- EXERCISE AIM:
Tally every line of the listing where the string "this" is found, and state the total alone.

- INPUT MATERIAL:

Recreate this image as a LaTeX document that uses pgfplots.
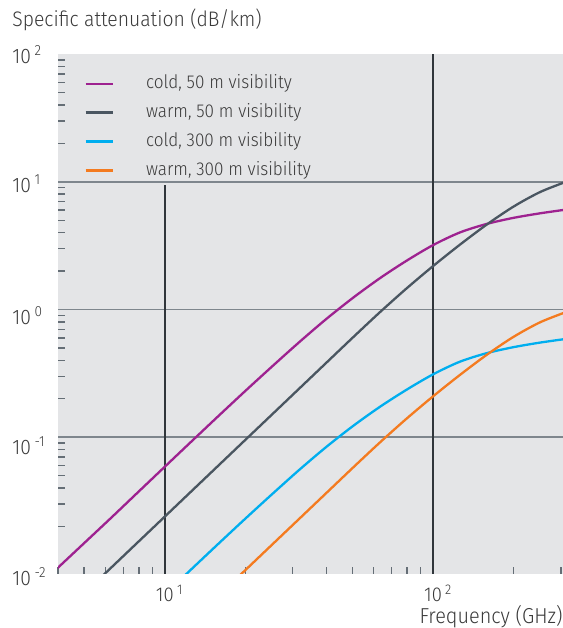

---

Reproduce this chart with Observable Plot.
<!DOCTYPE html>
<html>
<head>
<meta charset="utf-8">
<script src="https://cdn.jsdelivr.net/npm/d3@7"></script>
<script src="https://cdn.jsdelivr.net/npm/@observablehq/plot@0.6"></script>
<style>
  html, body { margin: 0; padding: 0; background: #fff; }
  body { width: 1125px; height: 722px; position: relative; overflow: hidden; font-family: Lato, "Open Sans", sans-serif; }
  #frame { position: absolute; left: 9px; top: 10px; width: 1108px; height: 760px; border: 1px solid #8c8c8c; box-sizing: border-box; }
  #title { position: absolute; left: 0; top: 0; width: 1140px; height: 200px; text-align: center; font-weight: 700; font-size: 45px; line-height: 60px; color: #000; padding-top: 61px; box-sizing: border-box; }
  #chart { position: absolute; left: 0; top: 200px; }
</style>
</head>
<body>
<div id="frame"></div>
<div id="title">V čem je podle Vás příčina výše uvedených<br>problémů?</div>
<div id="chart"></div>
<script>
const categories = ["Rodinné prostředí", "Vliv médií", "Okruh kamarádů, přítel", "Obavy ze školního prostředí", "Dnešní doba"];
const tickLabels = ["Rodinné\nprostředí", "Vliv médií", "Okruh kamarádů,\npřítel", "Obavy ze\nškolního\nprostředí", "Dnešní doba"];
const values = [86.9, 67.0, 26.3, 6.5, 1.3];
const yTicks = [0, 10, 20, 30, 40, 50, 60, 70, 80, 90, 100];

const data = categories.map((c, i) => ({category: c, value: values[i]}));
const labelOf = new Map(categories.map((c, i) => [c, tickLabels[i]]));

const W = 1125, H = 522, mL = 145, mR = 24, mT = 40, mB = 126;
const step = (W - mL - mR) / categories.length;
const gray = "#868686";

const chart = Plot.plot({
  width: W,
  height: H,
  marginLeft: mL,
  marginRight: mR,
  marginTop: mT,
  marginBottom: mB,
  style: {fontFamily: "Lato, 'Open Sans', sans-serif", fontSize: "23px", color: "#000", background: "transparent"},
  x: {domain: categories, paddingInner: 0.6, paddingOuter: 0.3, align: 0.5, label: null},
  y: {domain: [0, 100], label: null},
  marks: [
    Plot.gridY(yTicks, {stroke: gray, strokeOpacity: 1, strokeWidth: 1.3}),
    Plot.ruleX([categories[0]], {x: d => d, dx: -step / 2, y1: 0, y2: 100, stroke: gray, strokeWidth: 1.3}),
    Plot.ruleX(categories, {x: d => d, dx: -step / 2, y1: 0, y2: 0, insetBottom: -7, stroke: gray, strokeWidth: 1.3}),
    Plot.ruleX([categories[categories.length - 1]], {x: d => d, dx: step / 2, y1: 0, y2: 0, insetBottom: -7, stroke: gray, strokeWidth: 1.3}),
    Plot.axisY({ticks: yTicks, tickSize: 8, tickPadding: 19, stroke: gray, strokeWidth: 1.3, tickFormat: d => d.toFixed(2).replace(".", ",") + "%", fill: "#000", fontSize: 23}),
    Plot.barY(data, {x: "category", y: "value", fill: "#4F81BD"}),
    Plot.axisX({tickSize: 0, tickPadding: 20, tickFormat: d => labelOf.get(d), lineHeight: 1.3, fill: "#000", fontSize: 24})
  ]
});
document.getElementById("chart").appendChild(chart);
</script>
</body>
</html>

- TASK RESPONSE:
2